* **The exercise**
Give again, word for word, the lines below that run from the line with "What Chart.js code" through the line with "600, 700, 800];". Drop the pictures.

[A block of data]
* * * *

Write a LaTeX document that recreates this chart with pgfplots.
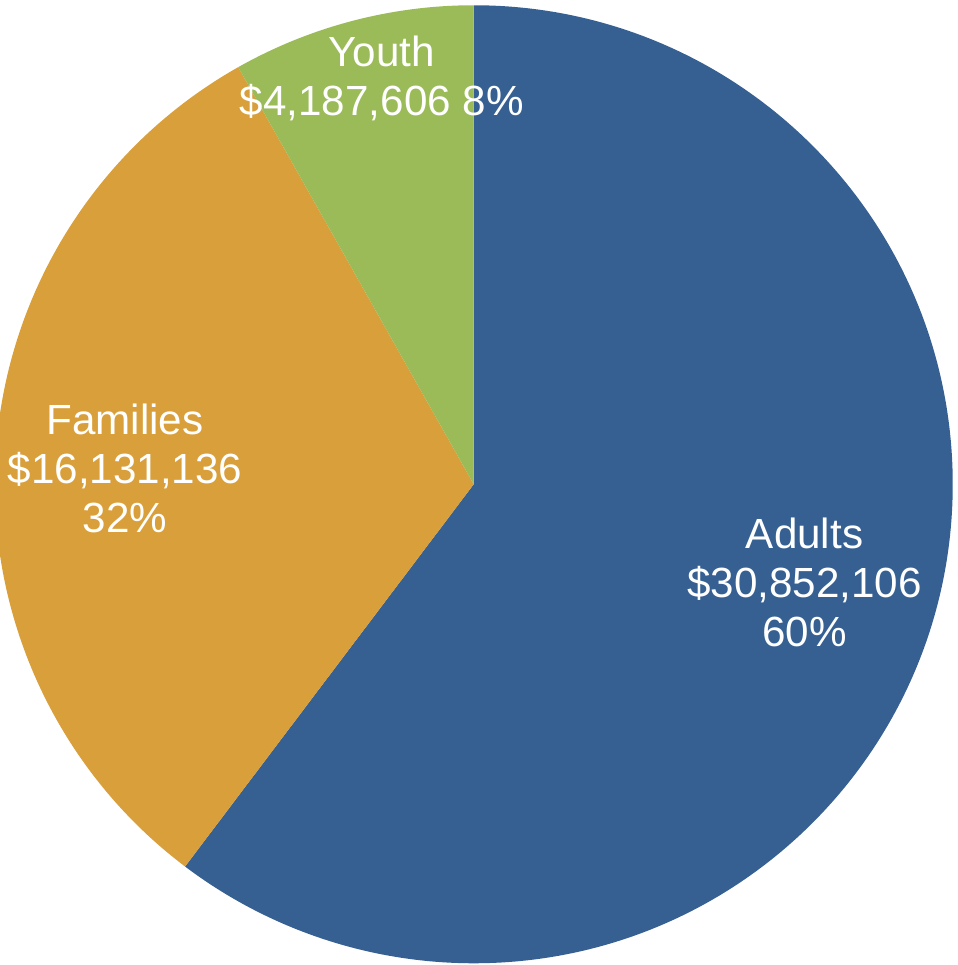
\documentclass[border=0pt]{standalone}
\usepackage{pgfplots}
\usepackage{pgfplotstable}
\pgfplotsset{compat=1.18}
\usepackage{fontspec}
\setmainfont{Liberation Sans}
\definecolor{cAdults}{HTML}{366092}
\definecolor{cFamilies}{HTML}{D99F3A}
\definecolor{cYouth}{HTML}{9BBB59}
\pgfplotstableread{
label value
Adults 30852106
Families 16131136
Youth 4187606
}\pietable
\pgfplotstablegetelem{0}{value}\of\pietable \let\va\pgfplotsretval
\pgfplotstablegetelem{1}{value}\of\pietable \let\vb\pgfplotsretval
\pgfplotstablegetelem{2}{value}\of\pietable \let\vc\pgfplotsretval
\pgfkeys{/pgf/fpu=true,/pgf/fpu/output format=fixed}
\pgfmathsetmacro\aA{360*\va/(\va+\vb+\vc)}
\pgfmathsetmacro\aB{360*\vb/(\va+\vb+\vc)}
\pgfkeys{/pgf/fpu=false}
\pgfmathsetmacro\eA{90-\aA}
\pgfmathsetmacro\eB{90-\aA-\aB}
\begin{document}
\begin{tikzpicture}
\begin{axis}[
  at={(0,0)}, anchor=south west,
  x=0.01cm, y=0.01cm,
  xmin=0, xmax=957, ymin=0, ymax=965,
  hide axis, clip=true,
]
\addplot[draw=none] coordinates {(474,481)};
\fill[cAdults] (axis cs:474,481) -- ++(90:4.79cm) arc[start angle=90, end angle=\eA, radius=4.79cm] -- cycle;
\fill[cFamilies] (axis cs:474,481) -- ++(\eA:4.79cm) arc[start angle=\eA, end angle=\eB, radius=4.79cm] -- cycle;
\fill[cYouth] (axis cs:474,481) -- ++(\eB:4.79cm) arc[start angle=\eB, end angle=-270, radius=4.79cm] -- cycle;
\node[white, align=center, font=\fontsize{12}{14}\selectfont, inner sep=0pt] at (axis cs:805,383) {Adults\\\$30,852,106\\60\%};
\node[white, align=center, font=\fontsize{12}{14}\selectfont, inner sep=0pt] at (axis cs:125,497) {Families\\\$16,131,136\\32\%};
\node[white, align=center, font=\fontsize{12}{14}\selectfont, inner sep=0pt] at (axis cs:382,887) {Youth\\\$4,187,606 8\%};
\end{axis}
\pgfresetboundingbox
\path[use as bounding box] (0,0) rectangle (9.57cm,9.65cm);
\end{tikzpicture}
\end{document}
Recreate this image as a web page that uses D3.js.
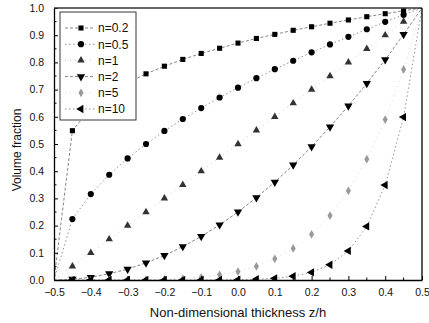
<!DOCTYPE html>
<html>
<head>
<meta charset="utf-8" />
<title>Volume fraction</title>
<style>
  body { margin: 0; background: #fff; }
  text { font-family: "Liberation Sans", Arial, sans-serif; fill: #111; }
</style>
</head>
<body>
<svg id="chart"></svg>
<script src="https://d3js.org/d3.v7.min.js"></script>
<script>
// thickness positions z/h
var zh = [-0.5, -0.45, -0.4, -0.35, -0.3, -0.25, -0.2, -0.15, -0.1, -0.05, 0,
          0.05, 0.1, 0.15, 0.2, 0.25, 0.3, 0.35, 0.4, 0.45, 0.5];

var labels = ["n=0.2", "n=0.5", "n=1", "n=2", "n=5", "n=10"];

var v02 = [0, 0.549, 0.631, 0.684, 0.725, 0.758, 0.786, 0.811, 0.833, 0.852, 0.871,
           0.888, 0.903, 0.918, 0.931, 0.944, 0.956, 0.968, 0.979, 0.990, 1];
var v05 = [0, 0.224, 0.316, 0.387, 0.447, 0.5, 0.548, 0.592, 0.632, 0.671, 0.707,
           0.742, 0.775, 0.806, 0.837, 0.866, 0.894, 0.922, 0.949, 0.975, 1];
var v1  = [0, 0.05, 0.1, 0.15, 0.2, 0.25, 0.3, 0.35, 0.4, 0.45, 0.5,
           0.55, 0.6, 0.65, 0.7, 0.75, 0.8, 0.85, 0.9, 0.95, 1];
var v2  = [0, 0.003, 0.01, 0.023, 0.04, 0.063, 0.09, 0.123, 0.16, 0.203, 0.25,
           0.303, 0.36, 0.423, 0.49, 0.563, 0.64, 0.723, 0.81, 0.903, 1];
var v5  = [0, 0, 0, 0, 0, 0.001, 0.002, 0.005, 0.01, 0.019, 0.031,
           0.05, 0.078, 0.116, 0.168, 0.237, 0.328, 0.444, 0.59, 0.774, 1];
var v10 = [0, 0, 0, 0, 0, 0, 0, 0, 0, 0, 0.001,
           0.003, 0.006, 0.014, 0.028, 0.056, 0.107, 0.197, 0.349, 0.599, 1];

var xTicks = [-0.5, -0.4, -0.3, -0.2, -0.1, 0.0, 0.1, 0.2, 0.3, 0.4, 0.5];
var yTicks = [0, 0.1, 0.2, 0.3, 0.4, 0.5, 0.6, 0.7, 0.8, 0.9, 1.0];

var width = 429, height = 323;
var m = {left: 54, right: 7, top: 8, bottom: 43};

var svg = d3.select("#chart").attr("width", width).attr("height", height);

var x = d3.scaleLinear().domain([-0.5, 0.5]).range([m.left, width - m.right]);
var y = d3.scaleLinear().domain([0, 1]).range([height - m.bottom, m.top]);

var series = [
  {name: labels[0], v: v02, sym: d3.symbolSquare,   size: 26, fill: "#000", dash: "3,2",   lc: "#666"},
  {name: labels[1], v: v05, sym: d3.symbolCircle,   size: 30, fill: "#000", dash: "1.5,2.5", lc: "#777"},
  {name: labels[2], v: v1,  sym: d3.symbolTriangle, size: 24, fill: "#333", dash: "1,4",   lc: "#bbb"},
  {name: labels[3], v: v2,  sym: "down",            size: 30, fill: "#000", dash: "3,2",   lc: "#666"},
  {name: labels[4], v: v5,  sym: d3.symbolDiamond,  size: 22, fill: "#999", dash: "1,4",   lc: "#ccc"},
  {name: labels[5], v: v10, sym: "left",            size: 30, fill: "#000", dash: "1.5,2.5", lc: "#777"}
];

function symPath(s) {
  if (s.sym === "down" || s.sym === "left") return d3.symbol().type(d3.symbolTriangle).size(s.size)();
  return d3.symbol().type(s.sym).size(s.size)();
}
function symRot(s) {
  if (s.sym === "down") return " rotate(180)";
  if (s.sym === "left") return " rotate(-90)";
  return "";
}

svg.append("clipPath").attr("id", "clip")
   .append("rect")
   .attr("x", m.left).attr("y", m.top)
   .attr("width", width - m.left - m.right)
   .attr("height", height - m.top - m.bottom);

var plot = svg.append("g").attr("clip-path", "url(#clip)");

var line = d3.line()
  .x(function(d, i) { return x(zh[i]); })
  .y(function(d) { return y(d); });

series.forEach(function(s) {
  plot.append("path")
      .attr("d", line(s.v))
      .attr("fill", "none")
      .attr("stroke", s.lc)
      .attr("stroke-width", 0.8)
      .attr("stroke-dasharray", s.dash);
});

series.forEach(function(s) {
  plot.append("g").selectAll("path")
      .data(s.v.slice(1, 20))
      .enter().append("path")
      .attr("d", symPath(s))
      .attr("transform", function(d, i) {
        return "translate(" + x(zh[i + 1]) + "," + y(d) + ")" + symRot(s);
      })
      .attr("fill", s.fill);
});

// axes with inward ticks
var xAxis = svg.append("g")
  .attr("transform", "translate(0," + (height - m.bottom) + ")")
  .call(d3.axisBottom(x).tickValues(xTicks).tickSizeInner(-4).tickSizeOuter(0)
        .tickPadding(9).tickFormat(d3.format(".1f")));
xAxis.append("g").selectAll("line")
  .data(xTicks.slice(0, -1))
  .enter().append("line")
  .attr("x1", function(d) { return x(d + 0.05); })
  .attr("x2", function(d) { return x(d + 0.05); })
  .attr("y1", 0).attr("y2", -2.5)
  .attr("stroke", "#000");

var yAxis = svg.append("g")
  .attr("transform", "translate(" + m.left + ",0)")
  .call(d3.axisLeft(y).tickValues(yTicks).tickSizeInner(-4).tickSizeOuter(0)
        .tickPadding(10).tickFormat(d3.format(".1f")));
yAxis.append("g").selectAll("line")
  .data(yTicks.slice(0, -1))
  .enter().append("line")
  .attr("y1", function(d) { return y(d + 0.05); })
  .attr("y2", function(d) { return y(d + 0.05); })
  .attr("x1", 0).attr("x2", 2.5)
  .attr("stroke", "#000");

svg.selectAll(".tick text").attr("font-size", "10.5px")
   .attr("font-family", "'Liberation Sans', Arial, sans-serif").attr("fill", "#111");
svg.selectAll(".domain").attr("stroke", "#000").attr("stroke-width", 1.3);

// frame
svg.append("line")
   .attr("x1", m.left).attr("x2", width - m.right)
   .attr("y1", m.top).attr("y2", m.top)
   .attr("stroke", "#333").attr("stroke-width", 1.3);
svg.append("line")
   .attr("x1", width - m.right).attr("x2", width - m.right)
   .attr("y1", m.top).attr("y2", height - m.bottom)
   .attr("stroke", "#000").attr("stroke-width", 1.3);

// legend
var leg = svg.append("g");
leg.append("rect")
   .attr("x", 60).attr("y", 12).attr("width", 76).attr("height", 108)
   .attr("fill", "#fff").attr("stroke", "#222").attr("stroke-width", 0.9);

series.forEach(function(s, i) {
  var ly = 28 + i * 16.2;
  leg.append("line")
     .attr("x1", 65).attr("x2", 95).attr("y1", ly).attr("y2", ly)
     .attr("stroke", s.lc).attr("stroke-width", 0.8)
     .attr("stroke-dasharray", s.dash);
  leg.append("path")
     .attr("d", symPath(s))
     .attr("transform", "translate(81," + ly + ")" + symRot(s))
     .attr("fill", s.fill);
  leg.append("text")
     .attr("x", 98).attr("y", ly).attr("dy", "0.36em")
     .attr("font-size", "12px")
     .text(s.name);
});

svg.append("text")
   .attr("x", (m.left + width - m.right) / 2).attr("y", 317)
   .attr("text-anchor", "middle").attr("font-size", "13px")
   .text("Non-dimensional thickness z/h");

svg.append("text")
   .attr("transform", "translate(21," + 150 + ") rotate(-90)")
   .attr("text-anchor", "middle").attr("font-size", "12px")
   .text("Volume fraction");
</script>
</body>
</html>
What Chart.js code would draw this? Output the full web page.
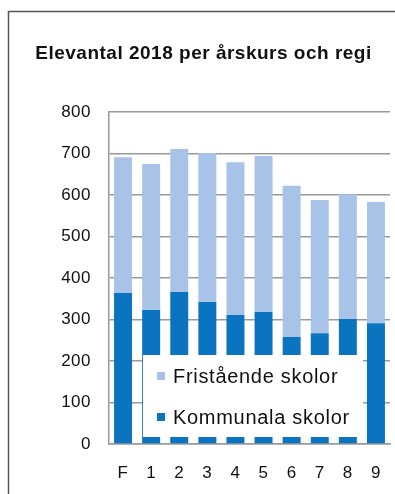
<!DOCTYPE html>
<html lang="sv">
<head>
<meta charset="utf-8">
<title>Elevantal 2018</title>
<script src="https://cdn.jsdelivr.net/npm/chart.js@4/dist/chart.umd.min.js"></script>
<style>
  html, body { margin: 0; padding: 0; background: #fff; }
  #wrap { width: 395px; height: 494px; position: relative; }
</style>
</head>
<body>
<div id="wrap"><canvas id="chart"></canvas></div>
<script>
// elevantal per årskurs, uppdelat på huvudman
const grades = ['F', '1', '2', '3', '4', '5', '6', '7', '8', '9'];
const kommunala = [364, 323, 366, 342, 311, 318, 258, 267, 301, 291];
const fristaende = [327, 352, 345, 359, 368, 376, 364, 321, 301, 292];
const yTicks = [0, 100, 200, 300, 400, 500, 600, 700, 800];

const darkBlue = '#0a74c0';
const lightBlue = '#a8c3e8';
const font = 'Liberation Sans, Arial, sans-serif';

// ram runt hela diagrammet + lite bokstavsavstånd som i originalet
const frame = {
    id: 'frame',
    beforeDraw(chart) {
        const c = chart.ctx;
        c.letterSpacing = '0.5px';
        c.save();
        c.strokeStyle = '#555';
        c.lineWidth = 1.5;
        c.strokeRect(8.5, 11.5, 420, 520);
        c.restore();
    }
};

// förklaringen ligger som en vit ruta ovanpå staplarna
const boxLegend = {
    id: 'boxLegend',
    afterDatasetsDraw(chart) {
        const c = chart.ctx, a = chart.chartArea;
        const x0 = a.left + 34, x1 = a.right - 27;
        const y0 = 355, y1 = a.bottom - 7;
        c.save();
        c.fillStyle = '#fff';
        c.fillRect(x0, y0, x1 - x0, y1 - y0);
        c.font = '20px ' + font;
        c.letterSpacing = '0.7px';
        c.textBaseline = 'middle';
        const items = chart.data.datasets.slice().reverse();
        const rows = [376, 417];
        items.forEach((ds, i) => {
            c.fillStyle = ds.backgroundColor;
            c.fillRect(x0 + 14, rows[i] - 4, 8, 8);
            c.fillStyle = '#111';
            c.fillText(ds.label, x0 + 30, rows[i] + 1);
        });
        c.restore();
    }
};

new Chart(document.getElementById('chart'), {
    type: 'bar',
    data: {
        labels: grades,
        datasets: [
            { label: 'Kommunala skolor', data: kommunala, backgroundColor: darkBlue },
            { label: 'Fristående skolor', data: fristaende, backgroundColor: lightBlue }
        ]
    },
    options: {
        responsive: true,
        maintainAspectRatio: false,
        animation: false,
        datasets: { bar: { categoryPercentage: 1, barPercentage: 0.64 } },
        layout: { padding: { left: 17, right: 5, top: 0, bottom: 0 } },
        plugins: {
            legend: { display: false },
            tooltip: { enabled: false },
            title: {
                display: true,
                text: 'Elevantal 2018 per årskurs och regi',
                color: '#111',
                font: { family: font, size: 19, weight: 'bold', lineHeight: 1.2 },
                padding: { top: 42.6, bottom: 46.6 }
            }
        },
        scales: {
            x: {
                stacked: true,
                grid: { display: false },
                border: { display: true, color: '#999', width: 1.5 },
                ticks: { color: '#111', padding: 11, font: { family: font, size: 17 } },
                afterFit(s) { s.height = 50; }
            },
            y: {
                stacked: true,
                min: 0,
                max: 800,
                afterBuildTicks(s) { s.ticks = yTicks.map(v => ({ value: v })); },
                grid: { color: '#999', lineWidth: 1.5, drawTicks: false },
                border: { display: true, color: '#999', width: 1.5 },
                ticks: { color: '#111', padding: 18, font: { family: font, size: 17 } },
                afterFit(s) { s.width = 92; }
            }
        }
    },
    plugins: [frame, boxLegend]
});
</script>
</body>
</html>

* * * *

* **Reply to the exercise**
What Chart.js code would draw this? Output the full web page.
<!DOCTYPE html>
<html lang="sv">
<head>
<meta charset="utf-8">
<title>Elevantal 2018</title>
<script src="https://cdn.jsdelivr.net/npm/chart.js@4/dist/chart.umd.min.js"></script>
<style>
  html, body { margin: 0; padding: 0; background: #fff; }
  #wrap { width: 395px; height: 494px; position: relative; }
</style>
</head>
<body>
<div id="wrap"><canvas id="chart"></canvas></div>
<script>
// elevantal per årskurs, uppdelat på huvudman
const grades = ['F', '1', '2', '3', '4', '5', '6', '7', '8', '9'];
const kommunala = [364, 323, 366, 342, 311, 318, 258, 267, 301, 291];
const fristaende = [327, 352, 345, 359, 368, 376, 364, 321, 301, 292];
const yTicks = [0, 100, 200, 300, 400, 500, 600, 700, 800];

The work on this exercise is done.